When the scientists performed DS-affinity analysis on a line of human lung cells commonly used to study COVID infection, they identified 348 potential autoantigens. By searching the literature, they discovered that 291 (83.6%) of these potential autoantigens are also found at abnormal levels in COVID-19 patients.  

“That was a real eye-opener,” Dr. Roehrl says. “That’s a much higher percentage than you would expect at random.”

They took their analysis further. They looked in medical databases and found that many of these autoantigens are already implicated in other autoimmune responses.

Dr.
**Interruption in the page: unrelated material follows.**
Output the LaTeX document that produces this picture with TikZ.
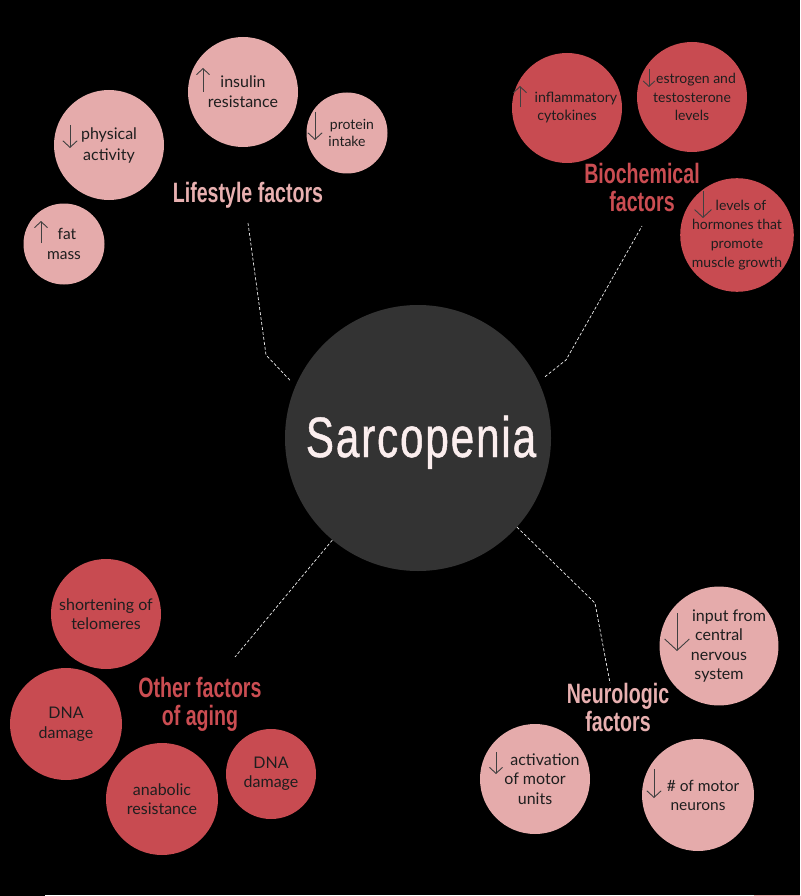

Roehrl and his coauthors hope their atlas of COVID-19 autoantigens will serve as a resource to investigators studying the autoimmune basis of long COVID.

Many Mysteries Remain

Why would viral infections create autoantigens out of the body’s normal proteins? Like all viruses, SARS-CoV-2 relies on the molecular machinery of the cells it infects to copy itself and spread. In the process, the virus can alter the amounts, location, and binding partners of normal human proteins. These changes can result in the immune system seeing these proteins as foreign.  

While this process isn’t unique to SARS-CoV-2, there could be something about this virus that makes it more likely to create autoantigens, which would explain why COVID-19 symptoms linger longer than those of other common viral infections.

“There’s clearly something we don’t quite understand about this infection yet,” Dr. Roehrl says.

Even why certain normal human proteins become autoantigens is not well understood. “That’s one of the big Holy Grail questions in all of immunology,” he adds.

It’s not that the proteins become genetically altered and look obviously different from the original, he explains. Scientists know this from studying the autoantigens in autoimmune conditions, such as rheumatoid arthritis, lupus, and type 1 diabetes. More likely, he says, it has to do with what the proteins are binding to in the context of inflammation or dying cells. 

That’s why the DS-affinity method that Dr. Roehrl and his colleagues developed is useful: It helps scientists make a pretty good guess about which proteins are likely to become autoantigens, without fully understanding the biology. In another recent paper, published in Frontiers of Immunology, Dr. Roehrl and colleagues provide evidence to explain why DS-affinity makes a good predictor — it has to do with the way the antigens bound to DS interact with B cells, which make antibodies.

This work was partially supported by Curandis, the National Institutes of Health (grant R21 CA251992 and Cancer Center Support Grant P30 CA008748), and a Cycle for Survival Innovation Grant. Dr. Roehrl is a member of the Scientific Advisory Boards of Trans-Hit, Proscia, and Universal DX. Dr. Wang is the founder and Chief Scientific Officer of Curandis.